**Aim of the exercise**
Reproduce nothing but the lines from the one with "What matplotlib code" through the one with "from matplotlib.transforms import", exactly and with both ends. Omit pictures.

--- begin Records for the task ---

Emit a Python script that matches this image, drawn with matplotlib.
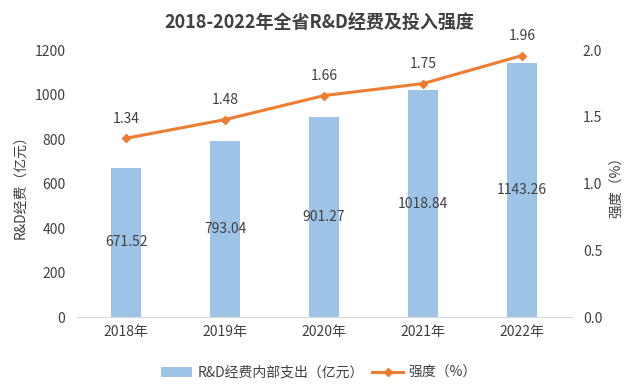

--- end Records for the task ---
--- begin Records for the task ---

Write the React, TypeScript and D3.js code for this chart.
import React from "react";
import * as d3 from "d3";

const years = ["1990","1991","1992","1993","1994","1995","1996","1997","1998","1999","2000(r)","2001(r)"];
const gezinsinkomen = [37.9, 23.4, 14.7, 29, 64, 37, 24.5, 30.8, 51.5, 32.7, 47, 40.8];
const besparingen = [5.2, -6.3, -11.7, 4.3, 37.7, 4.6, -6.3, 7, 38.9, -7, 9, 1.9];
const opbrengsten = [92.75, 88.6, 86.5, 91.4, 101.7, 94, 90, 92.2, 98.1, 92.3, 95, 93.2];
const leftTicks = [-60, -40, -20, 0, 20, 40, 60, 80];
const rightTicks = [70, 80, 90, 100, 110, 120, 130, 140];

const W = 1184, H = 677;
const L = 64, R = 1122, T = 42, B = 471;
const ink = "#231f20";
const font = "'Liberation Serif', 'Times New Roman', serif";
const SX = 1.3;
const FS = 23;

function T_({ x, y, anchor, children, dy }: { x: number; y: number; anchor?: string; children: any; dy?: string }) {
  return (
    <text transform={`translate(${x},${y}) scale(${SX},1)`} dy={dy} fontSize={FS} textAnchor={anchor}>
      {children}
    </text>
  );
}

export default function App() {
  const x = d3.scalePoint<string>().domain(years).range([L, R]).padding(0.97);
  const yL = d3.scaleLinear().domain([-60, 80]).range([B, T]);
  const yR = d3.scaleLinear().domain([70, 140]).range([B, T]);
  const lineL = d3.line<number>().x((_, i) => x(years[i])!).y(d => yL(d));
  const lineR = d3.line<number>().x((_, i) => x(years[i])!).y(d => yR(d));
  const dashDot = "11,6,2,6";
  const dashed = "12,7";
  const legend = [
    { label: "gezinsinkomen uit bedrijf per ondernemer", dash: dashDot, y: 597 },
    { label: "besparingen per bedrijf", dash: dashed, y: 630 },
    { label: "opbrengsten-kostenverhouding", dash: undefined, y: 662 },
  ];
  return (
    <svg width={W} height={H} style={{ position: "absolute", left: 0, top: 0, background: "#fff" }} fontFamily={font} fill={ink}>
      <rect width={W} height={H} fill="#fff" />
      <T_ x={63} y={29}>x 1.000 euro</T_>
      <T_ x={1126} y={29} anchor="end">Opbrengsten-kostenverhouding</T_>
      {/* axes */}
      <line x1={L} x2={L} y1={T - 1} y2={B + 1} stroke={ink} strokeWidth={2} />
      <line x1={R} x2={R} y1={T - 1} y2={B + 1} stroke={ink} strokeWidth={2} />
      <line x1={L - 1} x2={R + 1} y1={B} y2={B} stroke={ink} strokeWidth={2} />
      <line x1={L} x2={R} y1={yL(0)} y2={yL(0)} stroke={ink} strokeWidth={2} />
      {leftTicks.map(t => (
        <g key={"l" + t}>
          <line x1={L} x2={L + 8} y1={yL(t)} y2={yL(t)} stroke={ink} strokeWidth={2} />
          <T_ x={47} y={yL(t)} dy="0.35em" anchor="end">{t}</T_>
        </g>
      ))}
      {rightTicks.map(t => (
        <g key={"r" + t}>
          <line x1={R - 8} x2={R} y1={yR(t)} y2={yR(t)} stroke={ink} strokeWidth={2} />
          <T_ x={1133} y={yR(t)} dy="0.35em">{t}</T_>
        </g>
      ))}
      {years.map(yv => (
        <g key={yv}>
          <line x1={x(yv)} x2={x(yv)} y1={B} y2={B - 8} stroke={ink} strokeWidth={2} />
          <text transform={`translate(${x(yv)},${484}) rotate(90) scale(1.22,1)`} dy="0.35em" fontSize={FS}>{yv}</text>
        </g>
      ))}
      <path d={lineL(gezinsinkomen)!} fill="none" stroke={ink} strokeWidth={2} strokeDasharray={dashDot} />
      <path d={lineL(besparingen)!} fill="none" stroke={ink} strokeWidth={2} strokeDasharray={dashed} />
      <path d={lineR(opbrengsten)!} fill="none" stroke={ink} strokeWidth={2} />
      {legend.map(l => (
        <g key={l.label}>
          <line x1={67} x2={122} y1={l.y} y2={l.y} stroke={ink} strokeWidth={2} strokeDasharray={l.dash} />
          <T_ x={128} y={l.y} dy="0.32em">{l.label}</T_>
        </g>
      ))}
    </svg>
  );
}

--- end Records for the task ---
--- begin Records for the task ---

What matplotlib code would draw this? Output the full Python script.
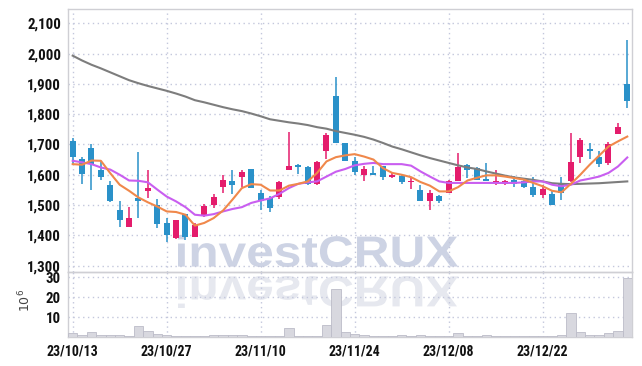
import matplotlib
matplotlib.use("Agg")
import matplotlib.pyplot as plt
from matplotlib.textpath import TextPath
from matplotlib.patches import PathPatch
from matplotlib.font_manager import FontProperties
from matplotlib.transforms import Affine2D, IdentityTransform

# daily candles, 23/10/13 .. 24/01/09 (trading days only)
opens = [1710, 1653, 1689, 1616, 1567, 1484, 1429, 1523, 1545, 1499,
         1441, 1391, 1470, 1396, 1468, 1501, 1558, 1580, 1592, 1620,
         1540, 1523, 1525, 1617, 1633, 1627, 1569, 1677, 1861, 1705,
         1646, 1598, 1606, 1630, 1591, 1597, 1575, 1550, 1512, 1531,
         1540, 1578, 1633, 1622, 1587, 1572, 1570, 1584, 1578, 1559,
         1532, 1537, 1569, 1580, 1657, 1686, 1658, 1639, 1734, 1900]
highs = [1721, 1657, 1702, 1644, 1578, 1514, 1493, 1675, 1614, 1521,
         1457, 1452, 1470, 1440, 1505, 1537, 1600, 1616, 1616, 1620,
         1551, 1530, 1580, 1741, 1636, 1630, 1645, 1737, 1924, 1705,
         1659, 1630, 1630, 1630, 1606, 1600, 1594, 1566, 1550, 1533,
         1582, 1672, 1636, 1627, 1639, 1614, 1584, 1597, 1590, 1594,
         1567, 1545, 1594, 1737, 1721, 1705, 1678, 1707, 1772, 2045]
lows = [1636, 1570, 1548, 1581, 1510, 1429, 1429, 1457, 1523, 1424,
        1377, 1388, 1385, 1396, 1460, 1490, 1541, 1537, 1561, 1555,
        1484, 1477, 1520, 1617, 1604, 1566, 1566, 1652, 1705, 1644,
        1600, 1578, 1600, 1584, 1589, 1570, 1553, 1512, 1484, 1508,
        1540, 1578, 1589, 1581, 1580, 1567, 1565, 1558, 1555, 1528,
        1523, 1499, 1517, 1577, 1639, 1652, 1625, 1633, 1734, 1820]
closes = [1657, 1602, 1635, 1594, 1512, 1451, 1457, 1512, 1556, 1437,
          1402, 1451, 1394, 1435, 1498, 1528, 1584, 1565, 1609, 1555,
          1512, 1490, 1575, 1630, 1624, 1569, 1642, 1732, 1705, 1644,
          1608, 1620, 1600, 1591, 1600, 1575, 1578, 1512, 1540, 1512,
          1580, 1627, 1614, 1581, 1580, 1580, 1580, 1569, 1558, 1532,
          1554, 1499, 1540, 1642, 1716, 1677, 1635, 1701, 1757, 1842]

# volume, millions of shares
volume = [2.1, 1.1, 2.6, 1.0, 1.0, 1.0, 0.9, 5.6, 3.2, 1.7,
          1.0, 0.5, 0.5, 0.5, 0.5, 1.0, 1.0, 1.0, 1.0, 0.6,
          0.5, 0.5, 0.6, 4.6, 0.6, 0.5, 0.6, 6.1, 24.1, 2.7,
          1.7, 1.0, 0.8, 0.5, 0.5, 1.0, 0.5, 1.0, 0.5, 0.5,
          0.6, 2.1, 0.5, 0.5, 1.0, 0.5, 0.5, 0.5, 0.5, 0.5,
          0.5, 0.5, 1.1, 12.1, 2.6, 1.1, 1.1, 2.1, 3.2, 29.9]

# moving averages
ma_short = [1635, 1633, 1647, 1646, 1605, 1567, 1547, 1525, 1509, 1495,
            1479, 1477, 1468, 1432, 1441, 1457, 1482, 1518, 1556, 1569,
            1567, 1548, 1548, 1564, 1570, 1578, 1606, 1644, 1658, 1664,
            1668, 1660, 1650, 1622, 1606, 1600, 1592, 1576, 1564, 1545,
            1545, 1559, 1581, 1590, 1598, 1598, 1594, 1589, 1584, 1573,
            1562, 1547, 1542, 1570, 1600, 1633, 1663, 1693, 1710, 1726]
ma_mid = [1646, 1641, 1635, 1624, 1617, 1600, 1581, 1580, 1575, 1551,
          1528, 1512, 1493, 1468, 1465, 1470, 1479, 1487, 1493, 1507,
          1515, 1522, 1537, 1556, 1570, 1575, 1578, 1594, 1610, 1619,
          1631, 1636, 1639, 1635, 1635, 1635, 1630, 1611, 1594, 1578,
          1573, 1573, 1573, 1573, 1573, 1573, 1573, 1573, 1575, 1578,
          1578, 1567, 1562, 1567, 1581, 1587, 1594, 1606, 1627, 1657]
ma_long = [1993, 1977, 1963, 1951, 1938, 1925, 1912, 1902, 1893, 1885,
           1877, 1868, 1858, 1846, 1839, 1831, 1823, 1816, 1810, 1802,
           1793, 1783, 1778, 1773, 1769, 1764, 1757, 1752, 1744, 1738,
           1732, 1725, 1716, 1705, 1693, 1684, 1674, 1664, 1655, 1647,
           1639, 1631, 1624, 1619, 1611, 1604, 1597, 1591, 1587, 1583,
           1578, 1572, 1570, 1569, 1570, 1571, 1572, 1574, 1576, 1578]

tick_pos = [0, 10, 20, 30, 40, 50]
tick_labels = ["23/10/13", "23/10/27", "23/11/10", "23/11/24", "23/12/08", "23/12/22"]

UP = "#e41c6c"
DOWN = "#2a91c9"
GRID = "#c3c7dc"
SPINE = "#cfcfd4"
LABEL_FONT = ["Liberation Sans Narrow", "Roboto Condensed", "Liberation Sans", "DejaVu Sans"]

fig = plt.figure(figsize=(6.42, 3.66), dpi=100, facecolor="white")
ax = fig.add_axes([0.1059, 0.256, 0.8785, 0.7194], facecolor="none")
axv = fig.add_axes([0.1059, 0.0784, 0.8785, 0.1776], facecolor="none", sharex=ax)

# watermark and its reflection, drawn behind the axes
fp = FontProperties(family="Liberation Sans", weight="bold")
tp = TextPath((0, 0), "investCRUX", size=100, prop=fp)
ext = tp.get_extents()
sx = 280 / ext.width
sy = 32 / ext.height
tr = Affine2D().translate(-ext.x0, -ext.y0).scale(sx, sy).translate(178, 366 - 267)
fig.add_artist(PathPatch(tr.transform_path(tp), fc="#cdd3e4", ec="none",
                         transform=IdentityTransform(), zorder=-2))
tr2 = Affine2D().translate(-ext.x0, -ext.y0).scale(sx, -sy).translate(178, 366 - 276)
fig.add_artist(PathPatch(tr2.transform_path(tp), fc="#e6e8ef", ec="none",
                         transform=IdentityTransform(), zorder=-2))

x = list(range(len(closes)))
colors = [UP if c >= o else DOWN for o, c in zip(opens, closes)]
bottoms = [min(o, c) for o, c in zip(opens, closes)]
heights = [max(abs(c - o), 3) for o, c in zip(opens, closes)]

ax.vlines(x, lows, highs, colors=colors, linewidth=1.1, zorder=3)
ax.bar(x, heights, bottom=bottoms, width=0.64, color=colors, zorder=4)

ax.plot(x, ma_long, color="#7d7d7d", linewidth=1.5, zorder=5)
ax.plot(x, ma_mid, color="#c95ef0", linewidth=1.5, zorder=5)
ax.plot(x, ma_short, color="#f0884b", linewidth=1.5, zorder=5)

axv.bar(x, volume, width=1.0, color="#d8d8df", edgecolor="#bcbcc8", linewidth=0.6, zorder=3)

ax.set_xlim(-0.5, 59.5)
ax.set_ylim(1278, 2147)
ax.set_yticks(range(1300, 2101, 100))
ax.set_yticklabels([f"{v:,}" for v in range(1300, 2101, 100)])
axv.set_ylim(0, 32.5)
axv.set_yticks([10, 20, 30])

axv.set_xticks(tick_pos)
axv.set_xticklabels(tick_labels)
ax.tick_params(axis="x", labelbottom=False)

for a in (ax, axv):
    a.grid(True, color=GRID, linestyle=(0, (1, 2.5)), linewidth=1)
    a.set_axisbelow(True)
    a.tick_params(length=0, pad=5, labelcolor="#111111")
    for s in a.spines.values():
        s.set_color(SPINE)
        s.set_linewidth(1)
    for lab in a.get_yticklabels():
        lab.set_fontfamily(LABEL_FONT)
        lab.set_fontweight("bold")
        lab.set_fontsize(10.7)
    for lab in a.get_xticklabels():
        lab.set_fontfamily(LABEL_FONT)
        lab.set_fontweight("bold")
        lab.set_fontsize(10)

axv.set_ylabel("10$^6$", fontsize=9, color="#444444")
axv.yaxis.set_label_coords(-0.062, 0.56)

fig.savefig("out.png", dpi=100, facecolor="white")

--- end Records for the task ---

**Response**
What matplotlib code would draw this? Output the full Python script.
import matplotlib
matplotlib.use("Agg")
import matplotlib.pyplot as plt
from matplotlib.textpath import TextPath
from matplotlib.patches import PathPatch
from matplotlib.font_manager import FontProperties
from matplotlib.transforms import Affine2D, IdentityTransform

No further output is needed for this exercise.